Objective — Could you repeat, exactly as they stand, the lines between the one with "Output the web" and the one with "const EDGE_L = 35, EDGE_R", inclusive, minus the pictures?

Records shown —
——————————

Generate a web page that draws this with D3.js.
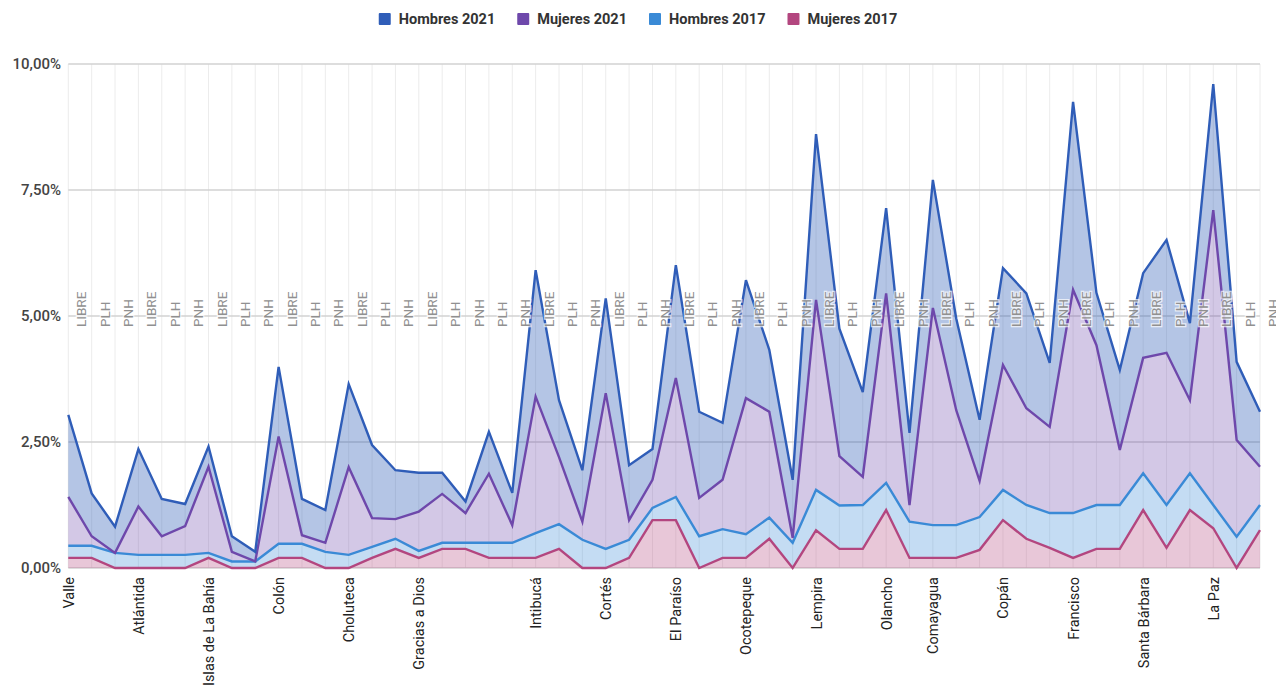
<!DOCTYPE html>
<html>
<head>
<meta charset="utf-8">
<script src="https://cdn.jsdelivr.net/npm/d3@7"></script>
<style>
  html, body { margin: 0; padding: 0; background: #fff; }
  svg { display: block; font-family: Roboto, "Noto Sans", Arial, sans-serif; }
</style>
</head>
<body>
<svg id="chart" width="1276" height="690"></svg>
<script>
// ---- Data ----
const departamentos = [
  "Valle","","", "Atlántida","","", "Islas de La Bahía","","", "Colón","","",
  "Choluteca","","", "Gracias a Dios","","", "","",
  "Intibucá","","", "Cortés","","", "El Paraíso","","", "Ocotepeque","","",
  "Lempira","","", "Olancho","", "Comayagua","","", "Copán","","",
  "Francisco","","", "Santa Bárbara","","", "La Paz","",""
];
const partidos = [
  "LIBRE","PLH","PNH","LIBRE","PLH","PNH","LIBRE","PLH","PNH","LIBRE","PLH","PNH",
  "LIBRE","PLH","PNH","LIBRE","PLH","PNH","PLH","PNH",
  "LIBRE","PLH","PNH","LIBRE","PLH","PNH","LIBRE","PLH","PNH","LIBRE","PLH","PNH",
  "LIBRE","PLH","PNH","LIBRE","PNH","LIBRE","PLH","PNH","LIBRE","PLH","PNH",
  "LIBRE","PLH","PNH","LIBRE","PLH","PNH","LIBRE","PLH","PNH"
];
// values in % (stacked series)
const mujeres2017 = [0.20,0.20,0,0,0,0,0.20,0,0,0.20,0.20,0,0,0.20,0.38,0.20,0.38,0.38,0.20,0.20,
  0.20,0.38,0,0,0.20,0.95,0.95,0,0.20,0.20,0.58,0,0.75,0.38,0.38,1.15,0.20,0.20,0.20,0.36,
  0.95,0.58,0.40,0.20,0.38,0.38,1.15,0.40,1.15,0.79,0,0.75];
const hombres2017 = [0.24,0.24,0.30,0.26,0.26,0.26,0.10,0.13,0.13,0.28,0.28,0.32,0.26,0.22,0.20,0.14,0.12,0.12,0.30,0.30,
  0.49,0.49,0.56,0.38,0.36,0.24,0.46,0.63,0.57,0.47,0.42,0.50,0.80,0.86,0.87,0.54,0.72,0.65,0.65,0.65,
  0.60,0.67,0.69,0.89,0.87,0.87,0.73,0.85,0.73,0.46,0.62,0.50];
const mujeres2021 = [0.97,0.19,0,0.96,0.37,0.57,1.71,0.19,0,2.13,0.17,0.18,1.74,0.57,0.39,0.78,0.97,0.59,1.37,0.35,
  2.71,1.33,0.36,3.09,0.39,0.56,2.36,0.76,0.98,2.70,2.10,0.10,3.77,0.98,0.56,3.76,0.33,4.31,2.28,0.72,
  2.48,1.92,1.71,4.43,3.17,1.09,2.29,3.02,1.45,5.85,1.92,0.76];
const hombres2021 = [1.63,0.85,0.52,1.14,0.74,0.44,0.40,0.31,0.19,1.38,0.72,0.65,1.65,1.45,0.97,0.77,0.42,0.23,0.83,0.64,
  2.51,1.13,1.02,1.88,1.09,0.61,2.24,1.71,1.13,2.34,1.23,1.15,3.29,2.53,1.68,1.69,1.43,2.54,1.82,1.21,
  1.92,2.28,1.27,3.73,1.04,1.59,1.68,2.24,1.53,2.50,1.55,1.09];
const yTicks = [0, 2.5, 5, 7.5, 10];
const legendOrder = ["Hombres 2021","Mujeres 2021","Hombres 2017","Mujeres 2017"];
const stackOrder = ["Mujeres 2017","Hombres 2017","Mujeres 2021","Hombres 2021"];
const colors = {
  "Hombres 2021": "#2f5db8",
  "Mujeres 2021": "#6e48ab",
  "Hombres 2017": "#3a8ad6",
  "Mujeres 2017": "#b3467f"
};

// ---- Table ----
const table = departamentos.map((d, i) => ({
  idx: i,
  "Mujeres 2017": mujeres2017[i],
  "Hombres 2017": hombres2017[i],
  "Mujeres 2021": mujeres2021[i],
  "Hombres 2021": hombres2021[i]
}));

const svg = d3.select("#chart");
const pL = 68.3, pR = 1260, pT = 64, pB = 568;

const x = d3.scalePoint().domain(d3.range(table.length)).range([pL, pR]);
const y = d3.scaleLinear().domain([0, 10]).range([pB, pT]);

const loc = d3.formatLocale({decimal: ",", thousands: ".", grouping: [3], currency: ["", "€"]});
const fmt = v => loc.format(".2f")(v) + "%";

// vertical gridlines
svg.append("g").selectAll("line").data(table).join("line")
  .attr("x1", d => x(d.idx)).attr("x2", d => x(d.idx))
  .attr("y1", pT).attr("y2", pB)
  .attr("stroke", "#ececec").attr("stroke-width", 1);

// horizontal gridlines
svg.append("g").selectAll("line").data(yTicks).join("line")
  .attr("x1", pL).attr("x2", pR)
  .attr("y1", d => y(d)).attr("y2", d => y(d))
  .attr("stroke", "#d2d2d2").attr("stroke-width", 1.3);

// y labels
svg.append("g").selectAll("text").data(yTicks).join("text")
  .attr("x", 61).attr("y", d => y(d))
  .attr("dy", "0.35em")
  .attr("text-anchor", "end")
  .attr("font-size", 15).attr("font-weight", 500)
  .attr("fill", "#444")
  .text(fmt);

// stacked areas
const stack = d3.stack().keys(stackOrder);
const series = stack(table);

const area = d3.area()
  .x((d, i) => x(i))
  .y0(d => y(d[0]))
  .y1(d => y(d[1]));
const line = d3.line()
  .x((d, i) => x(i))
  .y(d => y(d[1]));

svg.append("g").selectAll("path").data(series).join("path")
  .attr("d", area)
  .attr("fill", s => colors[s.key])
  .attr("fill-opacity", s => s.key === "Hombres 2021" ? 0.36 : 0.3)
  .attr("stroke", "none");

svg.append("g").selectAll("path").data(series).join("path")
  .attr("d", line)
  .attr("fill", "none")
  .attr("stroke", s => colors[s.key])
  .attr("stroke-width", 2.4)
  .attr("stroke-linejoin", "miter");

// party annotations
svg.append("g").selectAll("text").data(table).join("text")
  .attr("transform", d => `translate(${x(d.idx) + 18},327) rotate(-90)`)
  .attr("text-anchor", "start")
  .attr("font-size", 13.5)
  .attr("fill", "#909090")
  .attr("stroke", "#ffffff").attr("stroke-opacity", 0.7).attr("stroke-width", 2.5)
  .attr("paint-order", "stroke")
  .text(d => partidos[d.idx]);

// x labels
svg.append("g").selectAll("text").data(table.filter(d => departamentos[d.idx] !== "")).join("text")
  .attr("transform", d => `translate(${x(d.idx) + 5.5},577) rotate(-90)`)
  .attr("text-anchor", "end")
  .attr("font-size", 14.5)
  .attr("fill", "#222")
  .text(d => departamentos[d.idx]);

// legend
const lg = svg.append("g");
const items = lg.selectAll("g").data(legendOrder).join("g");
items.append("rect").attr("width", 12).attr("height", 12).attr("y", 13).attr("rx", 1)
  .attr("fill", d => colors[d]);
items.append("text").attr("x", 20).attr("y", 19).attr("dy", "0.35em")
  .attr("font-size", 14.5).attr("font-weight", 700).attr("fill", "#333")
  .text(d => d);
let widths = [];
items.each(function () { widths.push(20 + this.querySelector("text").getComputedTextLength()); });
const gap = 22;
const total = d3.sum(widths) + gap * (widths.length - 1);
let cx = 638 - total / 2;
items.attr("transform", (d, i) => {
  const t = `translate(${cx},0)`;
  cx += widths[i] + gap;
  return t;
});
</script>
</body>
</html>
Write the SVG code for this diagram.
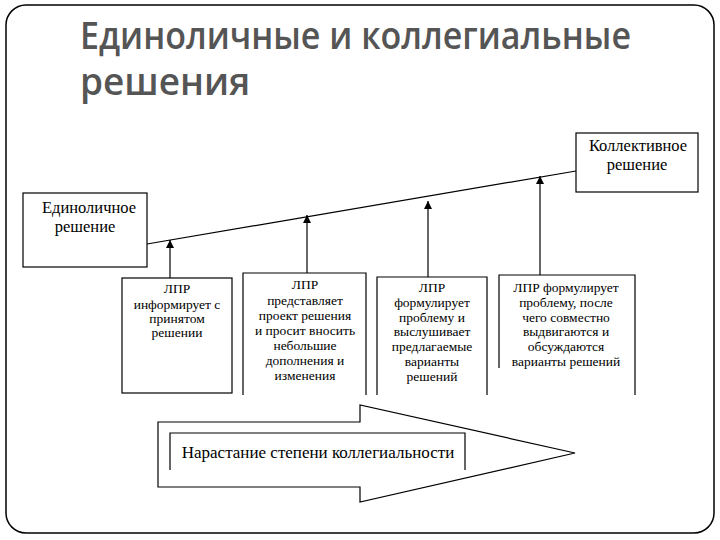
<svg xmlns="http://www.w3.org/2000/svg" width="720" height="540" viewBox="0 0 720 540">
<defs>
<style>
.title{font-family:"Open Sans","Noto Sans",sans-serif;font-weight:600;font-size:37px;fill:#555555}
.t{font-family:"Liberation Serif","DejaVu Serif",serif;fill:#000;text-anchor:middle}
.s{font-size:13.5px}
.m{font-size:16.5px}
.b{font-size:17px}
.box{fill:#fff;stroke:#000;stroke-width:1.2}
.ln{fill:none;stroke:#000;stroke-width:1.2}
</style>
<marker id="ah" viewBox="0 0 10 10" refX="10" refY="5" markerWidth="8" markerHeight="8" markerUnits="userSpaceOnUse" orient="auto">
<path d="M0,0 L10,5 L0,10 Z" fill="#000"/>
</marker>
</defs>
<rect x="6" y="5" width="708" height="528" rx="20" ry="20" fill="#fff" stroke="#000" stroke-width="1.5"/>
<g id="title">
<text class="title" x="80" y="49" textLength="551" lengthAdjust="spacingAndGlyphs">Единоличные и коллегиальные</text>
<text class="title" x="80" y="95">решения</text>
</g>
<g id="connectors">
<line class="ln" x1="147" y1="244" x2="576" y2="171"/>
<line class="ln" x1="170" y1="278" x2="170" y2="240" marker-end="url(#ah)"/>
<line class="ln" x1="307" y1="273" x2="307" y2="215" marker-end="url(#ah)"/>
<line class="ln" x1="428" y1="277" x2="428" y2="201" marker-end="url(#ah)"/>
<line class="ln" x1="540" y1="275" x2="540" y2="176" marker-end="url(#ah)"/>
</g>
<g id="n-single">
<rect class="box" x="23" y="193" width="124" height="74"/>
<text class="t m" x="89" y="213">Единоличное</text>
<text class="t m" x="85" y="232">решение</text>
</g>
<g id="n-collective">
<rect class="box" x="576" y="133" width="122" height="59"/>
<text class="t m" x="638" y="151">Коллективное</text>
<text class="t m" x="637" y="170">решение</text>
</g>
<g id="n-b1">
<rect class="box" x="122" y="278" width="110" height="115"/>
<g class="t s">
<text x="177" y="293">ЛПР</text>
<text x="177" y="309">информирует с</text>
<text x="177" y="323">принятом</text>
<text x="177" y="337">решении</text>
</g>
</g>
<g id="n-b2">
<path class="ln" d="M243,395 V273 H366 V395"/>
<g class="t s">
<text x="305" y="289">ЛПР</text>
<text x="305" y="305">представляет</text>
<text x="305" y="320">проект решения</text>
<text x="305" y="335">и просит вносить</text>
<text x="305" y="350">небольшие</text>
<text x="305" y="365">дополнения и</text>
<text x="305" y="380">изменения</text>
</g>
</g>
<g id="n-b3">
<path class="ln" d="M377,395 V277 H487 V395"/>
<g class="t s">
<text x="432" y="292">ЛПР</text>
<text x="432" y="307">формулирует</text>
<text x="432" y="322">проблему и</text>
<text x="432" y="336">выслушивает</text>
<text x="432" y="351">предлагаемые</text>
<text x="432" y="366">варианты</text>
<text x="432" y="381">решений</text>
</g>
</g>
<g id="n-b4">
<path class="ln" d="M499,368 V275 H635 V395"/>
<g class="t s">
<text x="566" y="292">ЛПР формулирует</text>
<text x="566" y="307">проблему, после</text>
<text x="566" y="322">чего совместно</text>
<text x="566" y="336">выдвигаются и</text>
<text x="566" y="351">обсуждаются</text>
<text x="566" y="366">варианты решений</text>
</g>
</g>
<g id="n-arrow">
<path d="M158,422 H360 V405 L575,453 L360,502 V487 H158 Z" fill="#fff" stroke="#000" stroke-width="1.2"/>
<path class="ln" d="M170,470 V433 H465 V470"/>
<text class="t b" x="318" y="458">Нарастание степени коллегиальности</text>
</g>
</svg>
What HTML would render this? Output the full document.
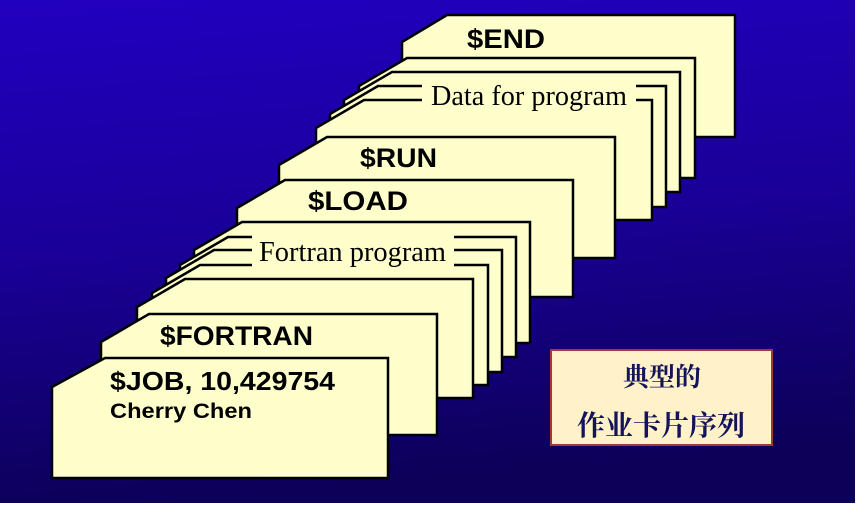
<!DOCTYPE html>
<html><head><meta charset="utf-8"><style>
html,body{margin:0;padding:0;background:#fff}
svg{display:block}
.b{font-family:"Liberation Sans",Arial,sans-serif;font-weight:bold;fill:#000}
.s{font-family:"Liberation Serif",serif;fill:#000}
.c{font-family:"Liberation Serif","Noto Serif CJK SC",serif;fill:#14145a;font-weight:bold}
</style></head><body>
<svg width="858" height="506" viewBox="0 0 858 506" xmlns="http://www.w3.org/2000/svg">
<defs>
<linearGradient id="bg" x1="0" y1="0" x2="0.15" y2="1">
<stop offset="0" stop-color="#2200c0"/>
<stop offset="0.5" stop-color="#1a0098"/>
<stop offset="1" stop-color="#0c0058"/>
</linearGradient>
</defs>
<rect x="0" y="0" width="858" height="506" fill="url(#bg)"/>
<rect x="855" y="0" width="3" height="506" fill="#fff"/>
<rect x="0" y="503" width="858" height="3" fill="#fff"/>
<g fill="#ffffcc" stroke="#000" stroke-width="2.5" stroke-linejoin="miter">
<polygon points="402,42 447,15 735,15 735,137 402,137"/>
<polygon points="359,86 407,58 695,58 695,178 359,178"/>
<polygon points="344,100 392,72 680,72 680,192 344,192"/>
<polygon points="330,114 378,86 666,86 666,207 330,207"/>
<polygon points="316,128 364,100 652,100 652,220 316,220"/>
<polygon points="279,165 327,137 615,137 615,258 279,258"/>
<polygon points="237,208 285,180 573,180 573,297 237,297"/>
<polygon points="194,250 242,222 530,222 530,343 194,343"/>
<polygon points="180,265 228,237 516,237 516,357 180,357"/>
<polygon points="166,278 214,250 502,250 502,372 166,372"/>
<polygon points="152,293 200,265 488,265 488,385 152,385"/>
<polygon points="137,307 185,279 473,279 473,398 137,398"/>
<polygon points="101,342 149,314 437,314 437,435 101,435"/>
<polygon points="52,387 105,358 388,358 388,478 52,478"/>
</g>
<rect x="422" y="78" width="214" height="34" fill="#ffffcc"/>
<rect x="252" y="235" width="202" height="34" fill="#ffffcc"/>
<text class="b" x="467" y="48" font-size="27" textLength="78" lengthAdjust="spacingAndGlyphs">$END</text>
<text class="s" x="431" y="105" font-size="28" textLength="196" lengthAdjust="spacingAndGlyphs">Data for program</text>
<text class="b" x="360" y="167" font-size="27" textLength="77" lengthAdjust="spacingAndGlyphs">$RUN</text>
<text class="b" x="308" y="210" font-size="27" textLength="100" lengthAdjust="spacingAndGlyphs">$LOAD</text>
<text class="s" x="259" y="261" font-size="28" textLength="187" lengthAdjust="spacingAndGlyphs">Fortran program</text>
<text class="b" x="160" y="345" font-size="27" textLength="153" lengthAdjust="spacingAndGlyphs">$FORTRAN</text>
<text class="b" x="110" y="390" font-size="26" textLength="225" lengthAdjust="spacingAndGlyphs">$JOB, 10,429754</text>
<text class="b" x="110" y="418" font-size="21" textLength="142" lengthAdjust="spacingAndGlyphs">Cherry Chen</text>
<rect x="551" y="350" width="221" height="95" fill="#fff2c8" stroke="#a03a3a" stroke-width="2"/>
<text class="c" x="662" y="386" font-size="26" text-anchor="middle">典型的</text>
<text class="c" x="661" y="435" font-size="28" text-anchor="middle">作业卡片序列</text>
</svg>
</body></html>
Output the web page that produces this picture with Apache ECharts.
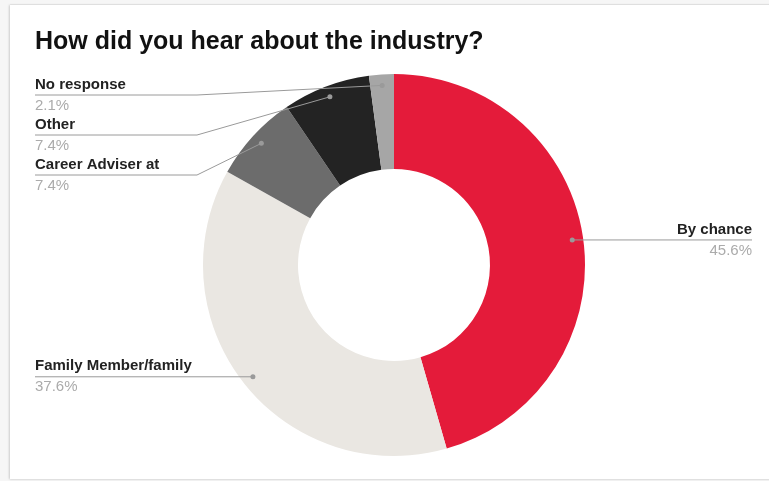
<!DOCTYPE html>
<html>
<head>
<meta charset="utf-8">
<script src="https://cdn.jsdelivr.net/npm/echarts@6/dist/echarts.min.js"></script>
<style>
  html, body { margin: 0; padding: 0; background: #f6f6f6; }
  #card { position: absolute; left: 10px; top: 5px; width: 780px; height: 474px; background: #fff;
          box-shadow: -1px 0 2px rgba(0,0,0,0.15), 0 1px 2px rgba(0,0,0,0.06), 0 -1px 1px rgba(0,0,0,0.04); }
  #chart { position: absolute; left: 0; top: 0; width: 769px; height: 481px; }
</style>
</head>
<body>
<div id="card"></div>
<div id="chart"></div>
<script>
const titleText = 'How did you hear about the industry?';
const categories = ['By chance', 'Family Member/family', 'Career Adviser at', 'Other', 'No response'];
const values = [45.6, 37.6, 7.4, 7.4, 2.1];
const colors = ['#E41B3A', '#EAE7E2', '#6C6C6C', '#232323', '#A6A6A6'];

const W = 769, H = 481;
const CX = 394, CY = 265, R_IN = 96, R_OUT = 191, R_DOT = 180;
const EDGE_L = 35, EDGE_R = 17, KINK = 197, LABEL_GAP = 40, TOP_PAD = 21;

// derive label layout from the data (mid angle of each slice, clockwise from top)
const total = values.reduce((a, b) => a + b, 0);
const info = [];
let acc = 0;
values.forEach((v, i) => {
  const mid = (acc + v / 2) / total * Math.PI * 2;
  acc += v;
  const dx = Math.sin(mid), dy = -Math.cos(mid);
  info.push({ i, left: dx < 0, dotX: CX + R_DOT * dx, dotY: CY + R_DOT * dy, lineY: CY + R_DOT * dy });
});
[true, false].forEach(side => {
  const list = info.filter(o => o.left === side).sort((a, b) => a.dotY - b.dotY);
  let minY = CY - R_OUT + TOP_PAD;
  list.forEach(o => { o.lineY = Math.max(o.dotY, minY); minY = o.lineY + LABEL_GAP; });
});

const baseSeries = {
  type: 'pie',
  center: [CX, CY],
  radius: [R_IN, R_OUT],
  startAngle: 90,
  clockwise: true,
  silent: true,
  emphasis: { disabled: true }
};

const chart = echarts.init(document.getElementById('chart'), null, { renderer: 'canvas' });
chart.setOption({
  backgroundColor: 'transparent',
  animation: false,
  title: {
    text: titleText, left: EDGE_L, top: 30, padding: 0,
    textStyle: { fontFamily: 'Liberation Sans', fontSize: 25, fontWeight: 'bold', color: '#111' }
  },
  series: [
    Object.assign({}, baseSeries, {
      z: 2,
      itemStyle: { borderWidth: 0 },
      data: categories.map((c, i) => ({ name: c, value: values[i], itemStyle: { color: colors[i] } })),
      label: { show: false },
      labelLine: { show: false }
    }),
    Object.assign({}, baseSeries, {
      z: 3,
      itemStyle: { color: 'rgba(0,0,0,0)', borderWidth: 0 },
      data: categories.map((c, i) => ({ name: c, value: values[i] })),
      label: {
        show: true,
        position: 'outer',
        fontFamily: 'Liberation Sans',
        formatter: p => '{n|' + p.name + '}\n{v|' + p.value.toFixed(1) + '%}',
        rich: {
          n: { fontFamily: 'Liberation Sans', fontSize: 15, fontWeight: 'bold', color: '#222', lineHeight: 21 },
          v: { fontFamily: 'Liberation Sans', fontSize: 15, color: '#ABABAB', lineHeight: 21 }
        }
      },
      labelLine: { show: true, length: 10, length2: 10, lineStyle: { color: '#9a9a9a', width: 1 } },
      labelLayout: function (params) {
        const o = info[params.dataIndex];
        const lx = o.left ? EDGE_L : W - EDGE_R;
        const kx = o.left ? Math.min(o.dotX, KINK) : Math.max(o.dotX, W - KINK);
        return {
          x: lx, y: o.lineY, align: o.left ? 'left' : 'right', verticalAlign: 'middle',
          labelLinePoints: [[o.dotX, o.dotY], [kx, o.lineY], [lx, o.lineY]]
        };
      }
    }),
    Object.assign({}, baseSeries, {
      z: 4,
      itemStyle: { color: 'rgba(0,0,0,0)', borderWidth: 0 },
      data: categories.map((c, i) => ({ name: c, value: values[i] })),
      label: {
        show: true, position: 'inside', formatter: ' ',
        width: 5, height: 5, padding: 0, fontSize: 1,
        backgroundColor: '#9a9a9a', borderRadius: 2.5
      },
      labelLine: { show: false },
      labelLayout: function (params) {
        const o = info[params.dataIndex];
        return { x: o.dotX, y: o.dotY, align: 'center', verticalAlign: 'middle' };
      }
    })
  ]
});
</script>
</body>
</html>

——————————

Complete response —
Output the web page that produces this picture with Apache ECharts.
<!DOCTYPE html>
<html>
<head>
<meta charset="utf-8">
<script src="https://cdn.jsdelivr.net/npm/echarts@6/dist/echarts.min.js"></script>
<style>
  html, body { margin: 0; padding: 0; background: #f6f6f6; }
  #card { position: absolute; left: 10px; top: 5px; width: 780px; height: 474px; background: #fff;
          box-shadow: -1px 0 2px rgba(0,0,0,0.15), 0 1px 2px rgba(0,0,0,0.06), 0 -1px 1px rgba(0,0,0,0.04); }
  #chart { position: absolute; left: 0; top: 0; width: 769px; height: 481px; }
</style>
</head>
<body>
<div id="card"></div>
<div id="chart"></div>
<script>
const titleText = 'How did you hear about the industry?';
const categories = ['By chance', 'Family Member/family', 'Career Adviser at', 'Other', 'No response'];
const values = [45.6, 37.6, 7.4, 7.4, 2.1];
const colors = ['#E41B3A', '#EAE7E2', '#6C6C6C', '#232323', '#A6A6A6'];

const W = 769, H = 481;
const CX = 394, CY = 265, R_IN = 96, R_OUT = 191, R_DOT = 180;
const EDGE_L = 35, EDGE_R = 17, KINK = 197, LABEL_GAP = 40, TOP_PAD = 21;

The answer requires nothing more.